**GIVEN REQUEST**
Leave out the pictures and repeat the data exactly.

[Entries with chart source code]

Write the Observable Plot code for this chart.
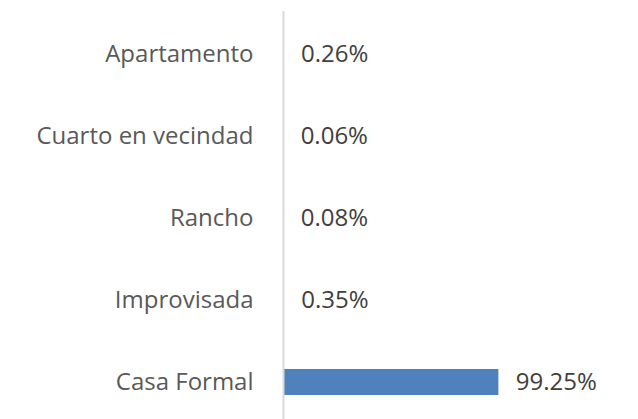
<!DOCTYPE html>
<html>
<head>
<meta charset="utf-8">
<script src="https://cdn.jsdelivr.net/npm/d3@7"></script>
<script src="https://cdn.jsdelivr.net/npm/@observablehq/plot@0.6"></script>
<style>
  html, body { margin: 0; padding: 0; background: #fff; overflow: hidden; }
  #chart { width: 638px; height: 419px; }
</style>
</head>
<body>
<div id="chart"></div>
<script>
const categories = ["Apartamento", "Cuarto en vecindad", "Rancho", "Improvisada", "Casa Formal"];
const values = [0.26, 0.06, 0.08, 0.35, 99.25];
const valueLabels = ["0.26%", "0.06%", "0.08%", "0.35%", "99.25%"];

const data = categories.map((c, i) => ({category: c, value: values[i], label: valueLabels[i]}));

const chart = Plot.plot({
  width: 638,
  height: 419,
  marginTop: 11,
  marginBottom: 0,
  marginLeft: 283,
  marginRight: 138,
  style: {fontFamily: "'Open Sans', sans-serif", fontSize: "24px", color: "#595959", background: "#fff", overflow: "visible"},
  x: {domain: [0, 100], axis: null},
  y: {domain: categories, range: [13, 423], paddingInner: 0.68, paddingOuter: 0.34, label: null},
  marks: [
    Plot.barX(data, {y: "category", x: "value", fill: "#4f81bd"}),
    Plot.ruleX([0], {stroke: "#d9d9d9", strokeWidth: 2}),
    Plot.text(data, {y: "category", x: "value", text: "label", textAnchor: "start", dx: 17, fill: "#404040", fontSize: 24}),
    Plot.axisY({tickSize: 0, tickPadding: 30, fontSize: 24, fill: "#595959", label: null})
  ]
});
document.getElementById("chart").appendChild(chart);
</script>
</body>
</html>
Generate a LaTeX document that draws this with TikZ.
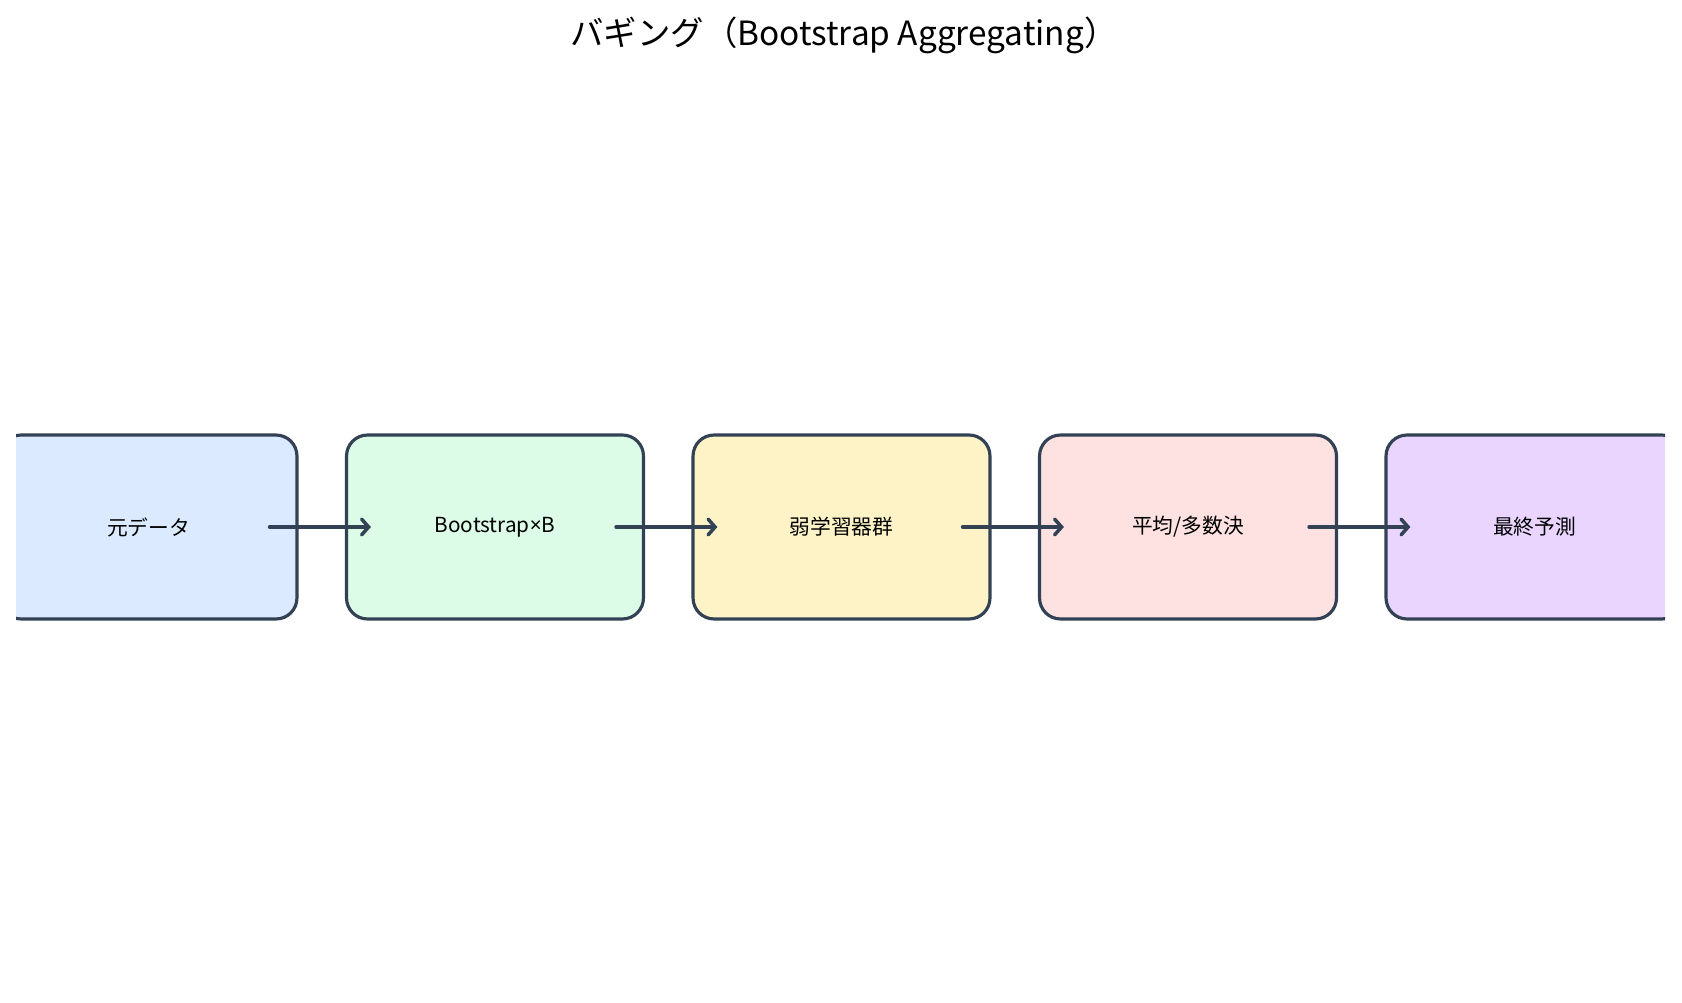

**WRITTEN SOLUTION**
Write the Observable Plot code for this chart.
<!DOCTYPE html>
<html>
<head>
<meta charset="utf-8">
<script src="https://cdn.jsdelivr.net/npm/d3@7"></script>
<script src="https://cdn.jsdelivr.net/npm/@observablehq/plot@0.6"></script>
<style>
  html, body { margin: 0; padding: 0; background: #fff; overflow: hidden; }
  #chart { width: 638px; height: 419px; }
</style>
</head>
<body>
<div id="chart"></div>
<script>
const categories = ["Apartamento", "Cuarto en vecindad", "Rancho", "Improvisada", "Casa Formal"];
const values = [0.26, 0.06, 0.08, 0.35, 99.25];
const valueLabels = ["0.26%", "0.06%", "0.08%", "0.35%", "99.25%"];

const data = categories.map((c, i) => ({category: c, value: values[i], label: valueLabels[i]}));

const chart = Plot.plot({
  width: 638,
  height: 419,
  marginTop: 11,
  marginBottom: 0,
  marginLeft: 283,
  marginRight: 138,
  style: {fontFamily: "'Open Sans', sans-serif", fontSize: "24px", color: "#595959", background: "#fff", overflow: "visible"},
  x: {domain: [0, 100], axis: null},
  y: {domain: categories, range: [13, 423], paddingInner: 0.68, paddingOuter: 0.34, label: null},
  marks: [
    Plot.barX(data, {y: "category", x: "value", fill: "#4f81bd"}),
    Plot.ruleX([0], {stroke: "#d9d9d9", strokeWidth: 2}),
    Plot.text(data, {y: "category", x: "value", text: "label", textAnchor: "start", dx: 17, fill: "#404040", fontSize: 24}),
    Plot.axisY({tickSize: 0, tickPadding: 30, fontSize: 24, fill: "#595959", label: null})
  ]
});
document.getElementById("chart").appendChild(chart);
</script>
</body>
</html>
Generate a LaTeX document that draws this with TikZ.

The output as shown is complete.